Don’t forget to “fall back” tonight. Before you fall back on to your bed, set your clock back one hour to the real time. Daylight savings ends early Sunday morning at 2 a.m. This means one more hour of sky watching at night because the Sun will set one hour earlier. Ben Franklin proposed the idea of “saving daylight” by adjusting our clocks way back in 1784. Daylight savings time was first utilized during World War I as a way to save electricity. After the war, it was abandoned. It was reintroduced during World War II on a year-round basis. From 1945 to 1966, some areas implemented daylight savings and some did not. But, it was not implemented with any uniformity as to when it should start and stop. The Uniform Time Act of 1966 codified the daylight savings rules.
Sunday: Happy Celtic New Year! Many historians think that this day, known for the festival of Samhain, was the ancient Celtic new year’s day. Samhain, Old Irish for “summer’s end”, was a harvest festival that may have contributed to some of the customs of our current “holiday” of Halloween.
Monday: Tonight’s full Moon and the waning gibbous phase of the next few nights will obscure many meteorites. But, the one or two bright fireballs per hour you can see during the typical Southern Taurid meteor shower may make it worth your while to say up. The Southern Taurid meteor shower reaches a maximum over the next few nights with a peak on November 5. Meteor showers are named after the constellation from which the meteors appear to originate. These meteors appear to come from a point in Taurus the bull. This point is about four fists held upright and at arm’s length above the southeast horizon at 11 p.m. You can follow this point throughout the night as it will remain one fist to the right of the Hyades Cluster with its bright star Aldebaran (pronounced Al-deb’-a-ran). Meteors are tiny rocks that burn up in the atmosphere when the Earth runs into them. These rocks are broken off parts of Comet 2P/Encke. If you stay up all night, you may notice Venus less than one fist above the east-southeast horizon at 6 a.m.
Tuesday: Orion is about two fists above the east-southeast horizon at 11 p.m. If you are having trouble finding things in the sky, Orion is a good confidence builder.

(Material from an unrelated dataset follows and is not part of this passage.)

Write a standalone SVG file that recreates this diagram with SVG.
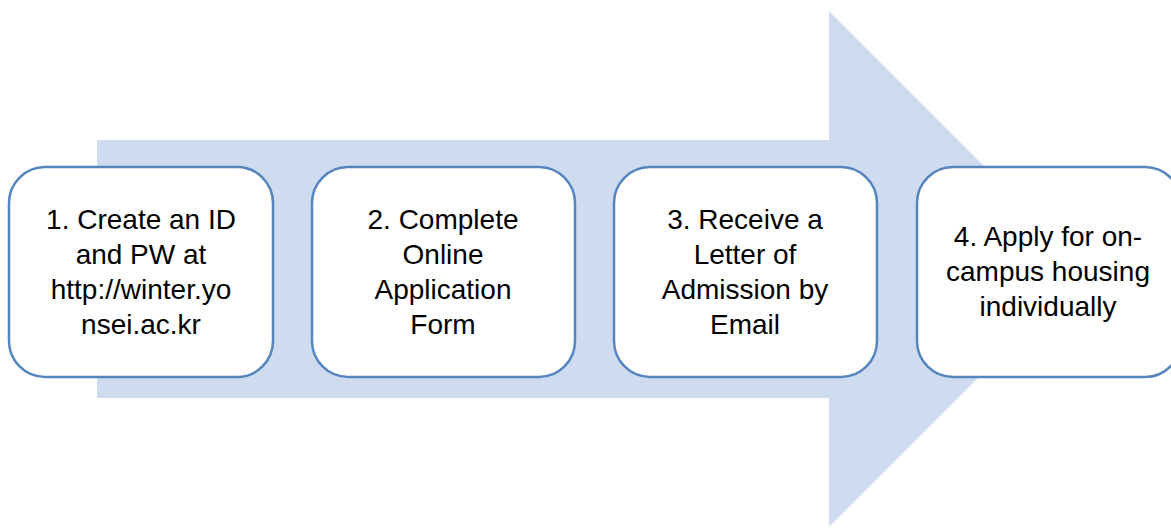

Wednesday: Jupiter is two and a half fists above the south horizon at 7 p.m.
Thursday: The weather may be getting cold. But, NASA still has Hot Topics for the International Year of Astronomy. November’s topic is very hot. Starting at a few thousand degrees Celsius for most of their productive lives and moving on to 100,000 degrees Celsius for new white dwarf stars, stars can definitely heat up a room. (Not as much as an episode of Grey’s Anatomy with all of those good looking doctors but close.) Not all stars start at the same temperature or die the same way. The temperature of a star for most of its productive life can tell an astronomer a lot about how the star was formed and how it will end up. Four hundred years ago, Galileo would have never dreamed that the descendants of his telescope would see such a variety of stars, objects that many uninformed people still call little points of white light. For more information about the lives of stars, go to http://astronomy2009.nasa.gov/topics.htm and click on November.
Friday: Mars is one fist above the east-northeast horizon at 11:30 p.m.
The positional information in this column about stars and planets is typically accurate for the entire week.